» DATA
——

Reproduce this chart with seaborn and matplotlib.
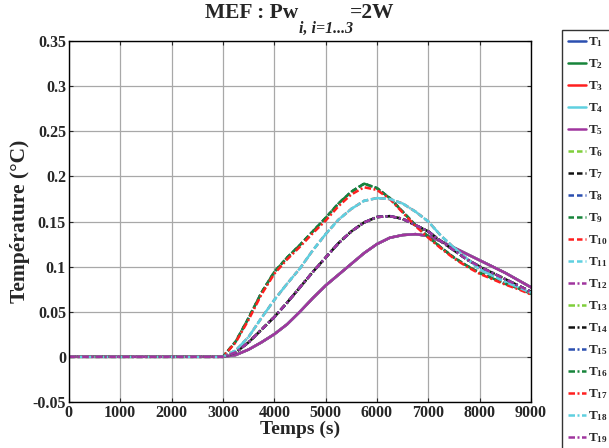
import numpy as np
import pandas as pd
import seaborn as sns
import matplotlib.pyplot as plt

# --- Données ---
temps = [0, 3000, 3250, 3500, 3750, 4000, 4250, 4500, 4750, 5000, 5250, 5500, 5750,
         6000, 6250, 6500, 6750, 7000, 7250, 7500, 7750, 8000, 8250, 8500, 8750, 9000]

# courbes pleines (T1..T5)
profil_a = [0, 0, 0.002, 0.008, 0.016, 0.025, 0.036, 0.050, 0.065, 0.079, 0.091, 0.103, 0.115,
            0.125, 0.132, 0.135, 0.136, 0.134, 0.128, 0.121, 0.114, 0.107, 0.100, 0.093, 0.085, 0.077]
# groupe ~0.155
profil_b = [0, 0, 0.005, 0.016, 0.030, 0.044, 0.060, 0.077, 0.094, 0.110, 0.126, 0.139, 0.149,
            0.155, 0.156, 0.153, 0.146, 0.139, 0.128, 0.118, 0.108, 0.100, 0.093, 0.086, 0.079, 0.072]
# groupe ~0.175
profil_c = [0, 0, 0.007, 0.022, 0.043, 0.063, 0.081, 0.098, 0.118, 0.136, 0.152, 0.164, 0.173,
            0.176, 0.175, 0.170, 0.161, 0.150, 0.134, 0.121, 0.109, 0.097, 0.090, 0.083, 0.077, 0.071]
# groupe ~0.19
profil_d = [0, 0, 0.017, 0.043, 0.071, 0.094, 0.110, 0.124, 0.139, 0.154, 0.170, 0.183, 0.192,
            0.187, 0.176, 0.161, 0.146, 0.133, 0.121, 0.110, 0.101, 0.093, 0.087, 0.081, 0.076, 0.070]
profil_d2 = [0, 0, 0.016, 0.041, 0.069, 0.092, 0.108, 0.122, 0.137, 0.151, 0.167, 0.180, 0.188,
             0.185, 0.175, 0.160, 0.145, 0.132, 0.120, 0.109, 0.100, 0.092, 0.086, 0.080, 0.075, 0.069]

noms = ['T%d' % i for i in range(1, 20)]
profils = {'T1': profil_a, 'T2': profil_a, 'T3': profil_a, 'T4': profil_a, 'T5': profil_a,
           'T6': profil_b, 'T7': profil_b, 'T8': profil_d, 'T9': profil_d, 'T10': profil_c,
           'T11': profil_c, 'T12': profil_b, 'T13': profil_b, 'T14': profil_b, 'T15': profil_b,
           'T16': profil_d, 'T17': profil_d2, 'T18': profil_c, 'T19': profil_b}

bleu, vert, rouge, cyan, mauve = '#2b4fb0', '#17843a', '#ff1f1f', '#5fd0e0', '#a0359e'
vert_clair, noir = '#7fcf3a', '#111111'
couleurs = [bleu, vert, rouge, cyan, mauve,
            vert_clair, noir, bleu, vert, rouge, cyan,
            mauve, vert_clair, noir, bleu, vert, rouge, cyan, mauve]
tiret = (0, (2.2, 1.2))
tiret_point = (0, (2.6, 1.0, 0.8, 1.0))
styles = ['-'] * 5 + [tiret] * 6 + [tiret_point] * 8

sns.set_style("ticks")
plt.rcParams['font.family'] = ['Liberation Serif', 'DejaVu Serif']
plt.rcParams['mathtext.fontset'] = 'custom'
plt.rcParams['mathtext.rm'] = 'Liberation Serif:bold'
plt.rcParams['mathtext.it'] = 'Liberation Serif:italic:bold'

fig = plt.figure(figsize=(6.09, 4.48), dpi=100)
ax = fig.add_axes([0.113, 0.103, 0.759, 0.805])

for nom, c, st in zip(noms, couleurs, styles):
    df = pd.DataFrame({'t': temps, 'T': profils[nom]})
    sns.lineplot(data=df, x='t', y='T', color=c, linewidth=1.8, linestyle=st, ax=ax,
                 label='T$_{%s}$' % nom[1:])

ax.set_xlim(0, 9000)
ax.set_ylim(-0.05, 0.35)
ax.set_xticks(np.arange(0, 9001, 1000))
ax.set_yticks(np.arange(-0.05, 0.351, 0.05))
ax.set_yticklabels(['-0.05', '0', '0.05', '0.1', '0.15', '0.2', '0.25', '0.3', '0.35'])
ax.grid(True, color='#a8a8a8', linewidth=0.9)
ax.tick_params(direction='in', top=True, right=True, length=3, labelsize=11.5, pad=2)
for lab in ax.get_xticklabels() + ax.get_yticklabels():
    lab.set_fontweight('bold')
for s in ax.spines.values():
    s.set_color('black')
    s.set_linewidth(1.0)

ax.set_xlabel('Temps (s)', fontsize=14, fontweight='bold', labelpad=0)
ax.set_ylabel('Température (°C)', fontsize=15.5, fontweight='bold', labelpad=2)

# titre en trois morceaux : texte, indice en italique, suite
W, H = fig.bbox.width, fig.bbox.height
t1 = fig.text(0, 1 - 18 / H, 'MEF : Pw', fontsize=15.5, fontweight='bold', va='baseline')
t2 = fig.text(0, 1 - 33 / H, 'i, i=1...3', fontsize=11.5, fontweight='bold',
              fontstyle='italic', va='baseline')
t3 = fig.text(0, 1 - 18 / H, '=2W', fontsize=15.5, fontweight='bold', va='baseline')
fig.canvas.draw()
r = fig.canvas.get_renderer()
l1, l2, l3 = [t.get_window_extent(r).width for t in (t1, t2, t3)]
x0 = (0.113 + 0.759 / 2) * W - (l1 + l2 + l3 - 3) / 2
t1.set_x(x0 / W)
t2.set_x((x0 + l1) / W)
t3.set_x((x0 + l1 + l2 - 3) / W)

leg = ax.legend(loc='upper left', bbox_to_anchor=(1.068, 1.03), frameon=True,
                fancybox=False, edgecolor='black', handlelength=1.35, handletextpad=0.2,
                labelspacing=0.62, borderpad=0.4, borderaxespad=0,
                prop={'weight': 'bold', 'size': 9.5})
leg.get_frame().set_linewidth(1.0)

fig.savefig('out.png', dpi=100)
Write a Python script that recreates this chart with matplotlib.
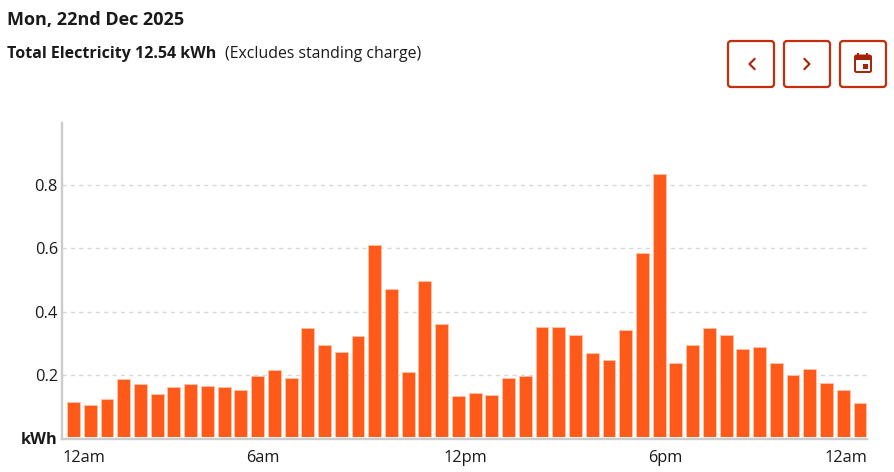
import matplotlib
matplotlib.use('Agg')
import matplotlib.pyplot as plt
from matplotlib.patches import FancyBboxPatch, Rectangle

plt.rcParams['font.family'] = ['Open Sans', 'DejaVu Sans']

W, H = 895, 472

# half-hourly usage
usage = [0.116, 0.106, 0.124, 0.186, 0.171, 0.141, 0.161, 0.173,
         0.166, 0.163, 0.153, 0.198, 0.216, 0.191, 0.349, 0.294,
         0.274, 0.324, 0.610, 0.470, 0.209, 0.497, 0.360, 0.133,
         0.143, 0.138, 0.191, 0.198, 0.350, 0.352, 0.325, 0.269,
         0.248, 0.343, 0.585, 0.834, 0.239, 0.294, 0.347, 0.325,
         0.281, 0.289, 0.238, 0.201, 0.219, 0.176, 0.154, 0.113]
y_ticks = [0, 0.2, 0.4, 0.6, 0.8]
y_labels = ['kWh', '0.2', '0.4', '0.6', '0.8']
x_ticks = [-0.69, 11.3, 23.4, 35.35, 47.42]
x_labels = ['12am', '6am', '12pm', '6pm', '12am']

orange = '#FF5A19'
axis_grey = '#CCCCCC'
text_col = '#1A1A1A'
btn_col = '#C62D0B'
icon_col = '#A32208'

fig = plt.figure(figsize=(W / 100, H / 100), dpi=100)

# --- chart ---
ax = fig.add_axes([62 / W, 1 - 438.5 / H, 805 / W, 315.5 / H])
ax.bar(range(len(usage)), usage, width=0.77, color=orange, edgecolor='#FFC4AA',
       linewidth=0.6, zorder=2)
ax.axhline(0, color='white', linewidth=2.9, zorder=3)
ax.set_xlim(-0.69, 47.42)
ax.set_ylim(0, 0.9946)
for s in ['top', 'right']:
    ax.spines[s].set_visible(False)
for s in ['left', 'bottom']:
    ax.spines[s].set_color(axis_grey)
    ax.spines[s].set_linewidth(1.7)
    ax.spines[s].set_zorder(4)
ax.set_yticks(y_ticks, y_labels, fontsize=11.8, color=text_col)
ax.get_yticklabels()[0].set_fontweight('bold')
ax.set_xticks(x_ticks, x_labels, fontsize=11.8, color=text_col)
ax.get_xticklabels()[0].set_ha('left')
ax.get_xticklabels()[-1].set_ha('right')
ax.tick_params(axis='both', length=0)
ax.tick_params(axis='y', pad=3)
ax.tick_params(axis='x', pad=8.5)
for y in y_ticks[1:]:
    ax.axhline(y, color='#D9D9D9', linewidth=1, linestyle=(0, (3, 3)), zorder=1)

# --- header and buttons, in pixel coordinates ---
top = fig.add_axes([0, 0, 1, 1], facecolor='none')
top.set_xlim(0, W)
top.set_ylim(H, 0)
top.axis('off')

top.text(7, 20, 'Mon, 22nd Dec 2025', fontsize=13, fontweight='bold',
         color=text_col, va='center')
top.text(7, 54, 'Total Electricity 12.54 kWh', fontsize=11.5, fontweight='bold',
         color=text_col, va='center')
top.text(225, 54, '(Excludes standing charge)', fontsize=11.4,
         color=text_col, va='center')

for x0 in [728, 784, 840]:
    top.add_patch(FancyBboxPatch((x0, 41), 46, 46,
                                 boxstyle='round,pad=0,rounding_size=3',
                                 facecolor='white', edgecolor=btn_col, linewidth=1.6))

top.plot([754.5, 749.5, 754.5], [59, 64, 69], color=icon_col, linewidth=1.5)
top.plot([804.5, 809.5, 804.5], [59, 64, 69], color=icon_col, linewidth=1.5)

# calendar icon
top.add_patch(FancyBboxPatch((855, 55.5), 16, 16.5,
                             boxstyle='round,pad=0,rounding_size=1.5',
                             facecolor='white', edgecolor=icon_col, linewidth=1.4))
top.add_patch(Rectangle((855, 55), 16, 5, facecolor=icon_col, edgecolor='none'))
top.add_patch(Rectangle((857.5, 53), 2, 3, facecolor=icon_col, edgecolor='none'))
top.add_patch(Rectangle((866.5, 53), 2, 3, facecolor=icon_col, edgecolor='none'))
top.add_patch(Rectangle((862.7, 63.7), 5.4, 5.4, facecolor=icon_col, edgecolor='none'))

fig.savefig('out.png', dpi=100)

——

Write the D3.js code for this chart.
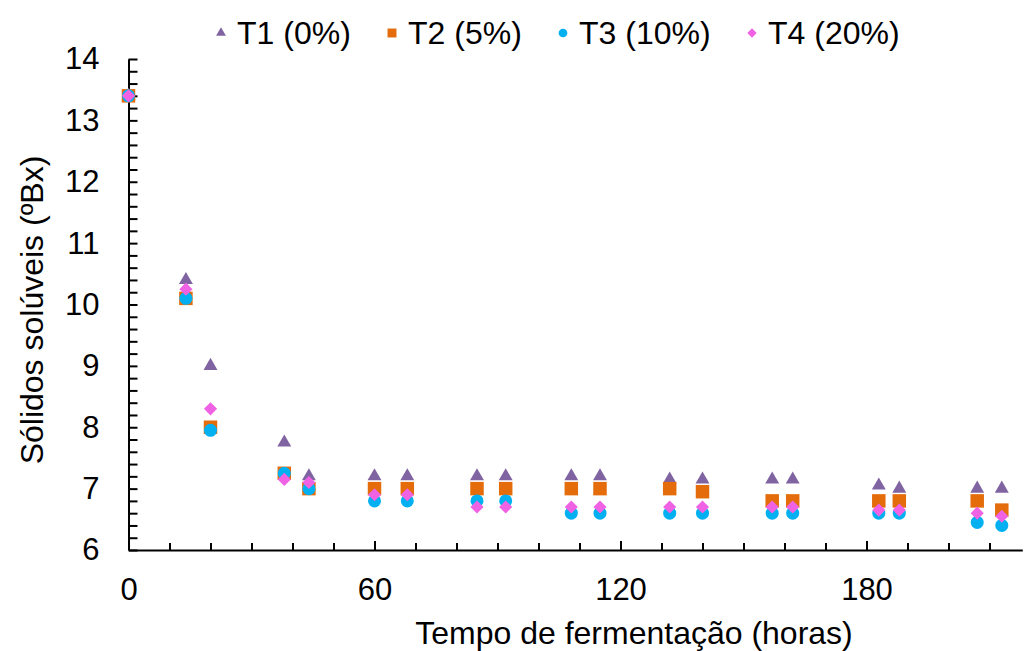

——

» SHORT TASK
Pick out the part that begins with the line containing "Reproduce this chart" and finishes with the line containing "8500, 8750, 9000]", both included. Restate it exactly, without images.

» ANSWER IN FULL
Reproduce this chart with seaborn and matplotlib.
import numpy as np
import pandas as pd
import seaborn as sns
import matplotlib.pyplot as plt

# --- Données ---
temps = [0, 3000, 3250, 3500, 3750, 4000, 4250, 4500, 4750, 5000, 5250, 5500, 5750,
         6000, 6250, 6500, 6750, 7000, 7250, 7500, 7750, 8000, 8250, 8500, 8750, 9000]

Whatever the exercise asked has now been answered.